It was good to see HK people turn up at the Exchange Square protests and the HSBC headquarters on the weekend. This is part of the global movement now beginning to spread across the world like wild fire. People everywhere are saying we, the 99%, have had enough and we want change.

As is the case with the beginning of any populist movement, there is no unified agenda. I heard speakers protest against everything from capitalism to the wealth gap in HK, government bias toward the rich and the powerful, ideological monopoly, financial/property hegemony, nuclear energy and the treatment of domestic helpers. Like protesters in New York, Madrid, London and other cities, there is a multitude of voices, all addressing a variety of issues. But if there is a common theme, it is that we don’t want to be ruled by the corrupt 1%, the corporate/financial elite.

In comparison with other cities, the number of HK people who showed up is small. This in itself doesn’t mean people here don’t care. The number and intensity of protesters is in direct proportion to the pain and damage inflicted by the financial crash and government policies on ordinary people. In the US and Europe, the crash is hurting many. In HK the damage has been relatively mild, and the government didn’t need to bail-out the banks with huge sums of taxpayers’ money. That may explain the small turnout here.
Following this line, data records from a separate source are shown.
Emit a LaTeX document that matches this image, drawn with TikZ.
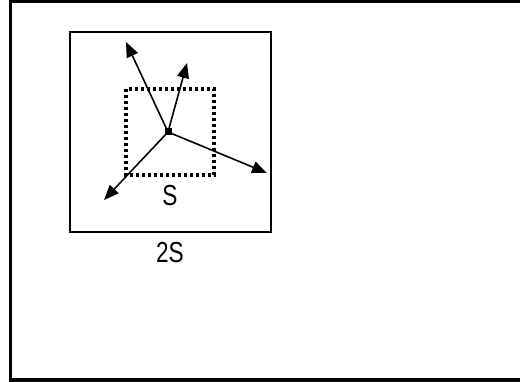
\documentclass[tikz,border=0pt]{standalone}
\usepackage{fontspec}
\setmainfont{Liberation Sans}[FakeStretch=0.78]
\usetikzlibrary{arrows.meta}
\begin{document}
\begin{tikzpicture}[x=1pt,y=-1pt,every node/.style={font=\fontsize{29}{31}\selectfont}]
    \tikzset{
      frame/.style={line width=3.2pt},
      cell/.style={line width=2.2pt},
      half/.style={line width=3.2pt,dash pattern=on 3pt off 3pt},
      source/.style={rectangle,fill=black,inner sep=0pt,minimum size=7pt},
      ray/.style={-{Triangle[length=15pt,width=12pt]},line width=1.6pt}
    }
    \useasboundingbox (0,0) rectangle (520,382);
    \draw[frame] (10.5,1.5) rectangle (540,380);

    \draw[cell] (70,32) rectangle (271,232);
    \draw[half] (126,89) rectangle (214,175);

    \node[source] (src) at (168,132) {};
    \coordinate (r1) at (126,42);
    \coordinate (r2) at (187,63);
    \coordinate (r3) at (267,173);
    \coordinate (r4) at (104,200);
    \foreach \r in {r1,r2,r3,r4}
      \draw[ray] (src.center) -- (\r);

    \node (s) at (170,196) {S};
    \node (s2) at (170,253) {2S};
  \end{tikzpicture}
\end{document}
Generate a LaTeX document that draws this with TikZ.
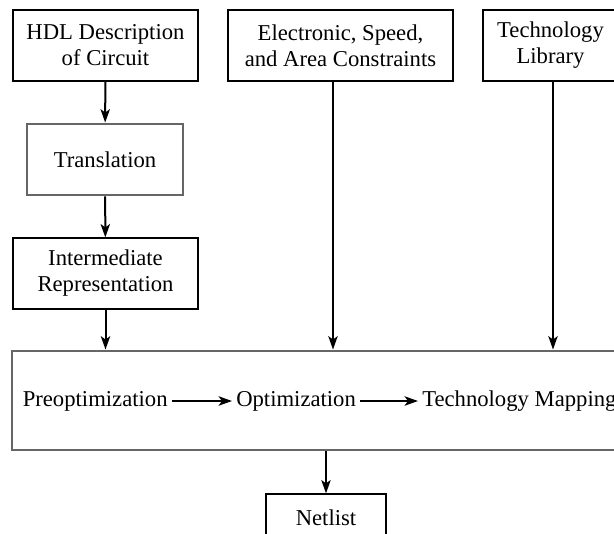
\documentclass[tikz,border=0pt]{standalone}
\usepackage{fontspec}
\setmainfont{Liberation Serif}
\usetikzlibrary{arrows.meta}
\begin{document}
\begin{tikzpicture}[x=0.75pt,y=-0.75pt,
  txt/.style={font=\fontsize{17}{19.5}\selectfont},
  box/.style={txt,draw=black,line width=0.9pt,align=center,inner sep=0pt},
  graybox/.style={txt,draw=black!60,line width=2.2pt,align=center,inner sep=0pt},
  arr/.style={-{Stealth[length=10pt,width=7pt,inset=2.5pt]},line width=1.5pt},
  lbl/.style={txt,inner sep=3pt}]
\useasboundingbox (0,0) rectangle (614,533);
\clip (0,0) rectangle (614,533);
\node[box,minimum width={185*0.75pt},minimum height={71*0.75pt}] (hdl) at (105.5,45.5) {HDL Description\\of Circuit};
\node[box,minimum width={225*0.75pt},minimum height={71*0.75pt}] (elec) at (340.5,45.5) {Electronic, Speed,\\and Area Constraints};
\node[box,minimum width={135*0.75pt},minimum height={71*0.75pt}] (tech) at (550.5,45.5) {Technology\\Library};
\node[graybox,minimum width={156*0.75pt},minimum height={71*0.75pt}] (trans) at (105,159.5) {Translation};
\node[box,minimum width={185*0.75pt},minimum height={71*0.75pt}] (inter) at (105.5,273.5) {Intermediate\\Representation};
\node[graybox,minimum width={700*0.75pt},minimum height={99*0.75pt}] (big) at (362,400.5) {};
\node[box,minimum width={120*0.75pt},minimum height={48*0.75pt}] (net) at (326,518) {Netlist};
\node[lbl,anchor=west] (pre) at (18.5,401) {Preoptimization};
\node[lbl,anchor=west] (opt) at (232,401) {Optimization};
\node[lbl,anchor=west] (tm) at (418,401) {Technology Mapping};
\coordinate (ex) at (333,0);
\coordinate (tx) at (553,0);
\draw[arr] (hdl) -- (trans);
\draw[arr] (trans) -- (inter);
\draw[arr] (inter) -- (inter.south |- big.north);
\draw[arr] (ex |- elec.south) -- (ex |- big.north);
\draw[arr] (tx |- tech.south) -- (tx |- big.north);
\draw[arr] (pre) -- (opt);
\draw[arr] (opt) -- (tm);
\draw[arr] (net.north |- big.south) -- (net);
\end{tikzpicture}
\end{document}
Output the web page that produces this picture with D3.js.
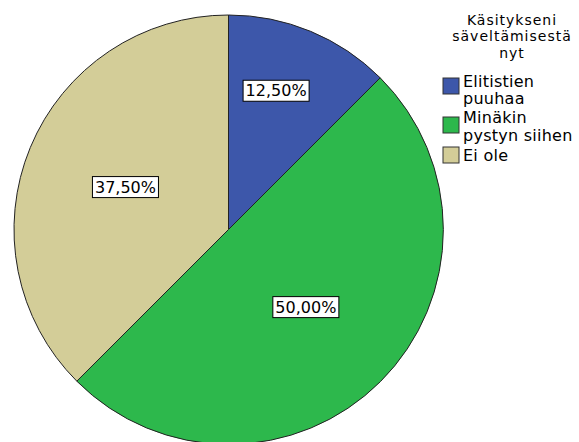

Will the movement turn into real change? Much depends on how the current economic crisis unfolds across the world. Put simply, a deepening recession—turning possibly into a depression—will cause a lot more pain and unleash more people onto the streets. They will rise up and pose a real challenge to the monopoly of power now strangling us. The way things are moving in the financial epicentre, we are not far off from a second economic collapse.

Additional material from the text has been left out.